* **What to produce**: Retype exactly what runs from the first line of the data to the line with "y_ticks = [0, 10, 20, 30, 40, 50]", keeping both of those lines and skipping pictures.

* **Supplied information**:
....
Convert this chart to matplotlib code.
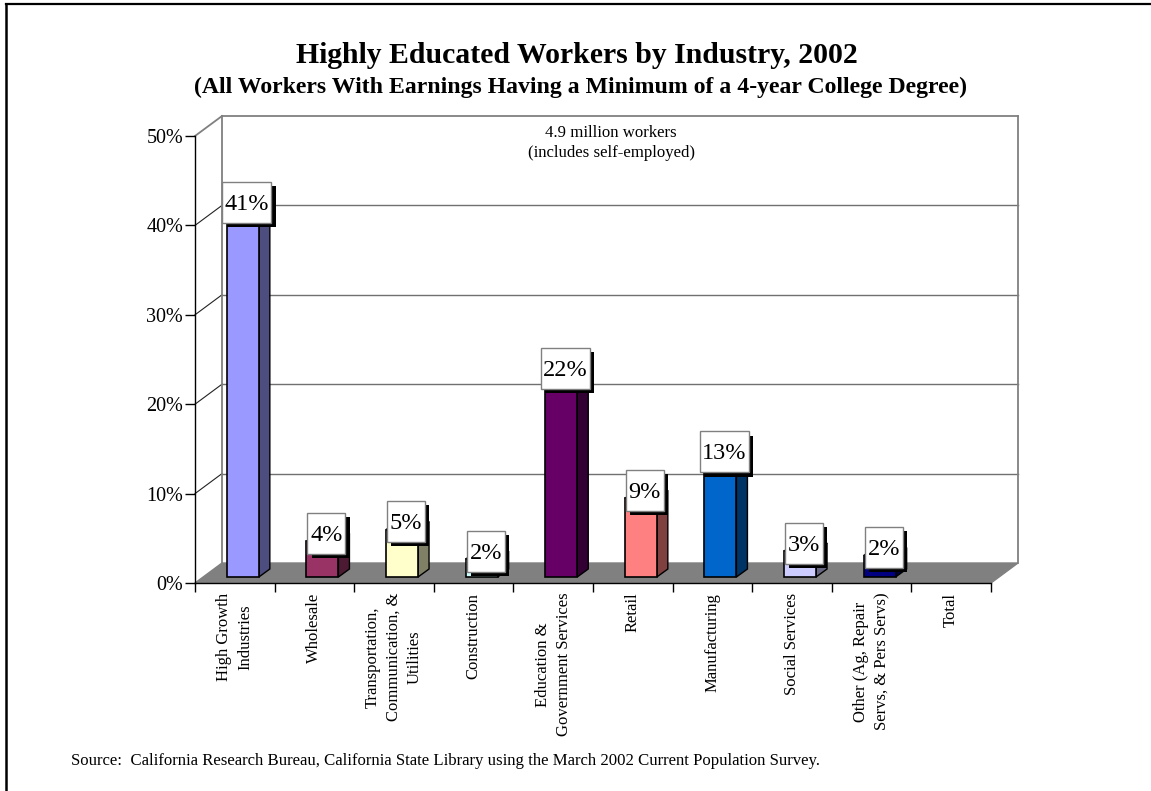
import matplotlib
matplotlib.use("Agg")
import matplotlib.pyplot as plt
from matplotlib.patches import Polygon, Rectangle
from matplotlib.lines import Line2D
from matplotlib.patheffects import withSimplePatchShadow
from matplotlib.colors import to_rgb

plt.rcParams['font.family'] = ['Liberation Serif', 'DejaVu Serif']

categories = ["High Growth\nIndustries", "Wholesale", "Transportation,\nCommunication, &\nUtilities",
              "Construction", "Education &\nGovernment Services", "Retail", "Manufacturing",
              "Social Services", "Other (Ag, Repair\nServs, & Pers Servs)", "Total"]
values = [41.0, 4.0, 5.3, 2.0, 22.4, 8.8, 13.1, 2.9, 2.4]
bar_colors = ["#9999FF", "#993366", "#FFFFCC", "#CCFFFF", "#660066", "#FF8080", "#0066CC", "#CCCCFF", "#000080"]
y_ticks = [0, 10, 20, 30, 40, 50]

W, H = 1151, 791
fig = plt.figure(figsize=(W / 100, H / 100), dpi=100, facecolor="white")
L, R, T, B = 195, 991, 136, 583
ax = fig.add_axes([L / W, 1 - B / H, (R - L) / W, (B - T) / H])
ax.set_xlim(0, 10)
ax.set_ylim(0, 50)
ax.patch.set_visible(False)
for s in ("top", "right"):
    ax.spines[s].set_visible(False)
for s in ("left", "bottom"):
    ax.spines[s].set_linewidth(1.0)

ux = (R - L) / 10      # pixels per category
uy = (B - T) / 50      # pixels per percent
dx, dy = 27 / ux, 20 / uy          # wall depth
bdx, bdy = 11 / ux, 8 / uy         # bar depth
bar_w = 32 / ux
bar_x0 = 0.40                      # bar left edge inside its category
lift = 6 / uy                      # bars stand inside the floor depth

GRAY = "#808080"
# floor
ax.add_patch(Polygon([(0, 0), (10, 0), (10 + dx, dy), (dx, dy)], closed=True,
                     fc=GRAY, ec=GRAY, lw=1, clip_on=False, zorder=1))
# walls and gridlines
for t in y_ticks[1:]:
    ax.plot([dx, 10 + dx], [t + dy, t + dy], color="#707070" if t < 50 else GRAY, lw=1.0 if t < 50 else 1.3,
            clip_on=False, zorder=1)
    ax.plot([0, dx], [t, t + dy], color="#222222" if t < 50 else GRAY, lw=0.8 if t < 50 else 1.3,
            clip_on=False, zorder=1)
ax.plot([dx, dx], [dy, 50 + dy], color=GRAY, lw=1.3, clip_on=False, zorder=1)
ax.plot([10 + dx, 10 + dx], [dy, 50 + dy], color=GRAY, lw=1.3, clip_on=False, zorder=1)

# bars
for i, (v, c) in enumerate(zip(values, bar_colors)):
    x0 = i + bar_x0
    x1 = x0 + bar_w
    base = lift
    top = v + lift
    side = tuple(0.5 * a for a in to_rgb(c))
    ax.add_patch(Polygon([(x1, base), (x1 + bdx, base + bdy), (x1 + bdx, top + bdy), (x1, top)],
                         closed=True, fc=side, ec="black", lw=1, clip_on=False, zorder=3))
    ax.add_patch(Polygon([(x0, top), (x1, top), (x1 + bdx, top + bdy), (x0 + bdx, top + bdy)],
                         closed=True, fc=c, ec="black", lw=1, clip_on=False, zorder=3))
    ax.add_patch(Rectangle((x0, base), bar_w, v, fc=c, ec="black", lw=1.2,
                           clip_on=False, zorder=3))
    text = f"{v:.0f}%"
    cx = x0 + bar_w / 2 + 4 / ux
    cy = top + 8 / uy
    bw = (11 * len(text) + 16) / ux
    bh = 41 / uy
    box = Rectangle((cx - bw / 2, cy - bh / 2), bw, bh, fc="white", ec=GRAY, lw=1.0,
                    clip_on=False, zorder=4)
    box.set_path_effects([withSimplePatchShadow(offset=(3.0, -3.0), shadow_rgbFace="black", alpha=1.0)])
    ax.add_patch(box)
    ax.text(cx, cy - 2 / uy, text, ha="center", va="center", fontsize=17.5, color="black", zorder=5, clip_on=False)

# axes ticks
ax.set_yticks(y_ticks)
ax.set_yticklabels([f"{t}%" for t in y_ticks], fontsize=14.5)
ax.tick_params(axis="y", length=7, width=1, pad=1.5, color="black")
ax.set_xticks(range(11))
ax.set_xticklabels([])
ax.tick_params(axis="x", which="major", length=6.5, width=1)
ax.set_xticks([i + 0.5 for i in range(10)], minor=True)
ax.set_xticklabels(categories, minor=True, rotation=90, fontsize=12, va="top", ha="center",
                   multialignment="center", linespacing=1.42)
ax.tick_params(axis="x", which="minor", length=0, pad=7)

def px(x, y):
    return x / W, 1 - y / H

# titles and notes
fig.text(*px(577, 63), "Highly Educated Workers by Industry, 2002", fontsize=21.4, fontweight="bold",
         ha="center", va="baseline")
fig.text(*px(580, 93), "(All Workers With Earnings Having a Minimum of a 4-year College Degree)",
         fontsize=17.1, fontweight="bold", ha="center", va="baseline")
fig.text(*px(611, 143), "4.9 million workers\n(includes self-employed)", fontsize=12.1, ha="center",
         va="center", linespacing=1.3)
fig.text(*px(71, 761), "Source:  California Research Bureau, California State Library using the March 2002 Current Population Survey.",
         fontsize=12.1, ha="left", va="center")

# page frame (top and left rules only)
fig.add_artist(Line2D([5.5 / W, 5.5 / W], [0, 1 - 4 / H], transform=fig.transFigure, color="black", lw=1.8))
fig.add_artist(Line2D([5.5 / W, 1], [1 - 4 / H, 1 - 4 / H], transform=fig.transFigure, color="black", lw=1.6))

fig.savefig("out.png", dpi=100)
....
* **Answer for this exercise**:
Convert this chart to matplotlib code.
import matplotlib
matplotlib.use("Agg")
import matplotlib.pyplot as plt
from matplotlib.patches import Polygon, Rectangle
from matplotlib.lines import Line2D
from matplotlib.patheffects import withSimplePatchShadow
from matplotlib.colors import to_rgb

plt.rcParams['font.family'] = ['Liberation Serif', 'DejaVu Serif']

categories = ["High Growth\nIndustries", "Wholesale", "Transportation,\nCommunication, &\nUtilities",
              "Construction", "Education &\nGovernment Services", "Retail", "Manufacturing",
              "Social Services", "Other (Ag, Repair\nServs, & Pers Servs)", "Total"]
values = [41.0, 4.0, 5.3, 2.0, 22.4, 8.8, 13.1, 2.9, 2.4]
bar_colors = ["#9999FF", "#993366", "#FFFFCC", "#CCFFFF", "#660066", "#FF8080", "#0066CC", "#CCCCFF", "#000080"]
y_ticks = [0, 10, 20, 30, 40, 50]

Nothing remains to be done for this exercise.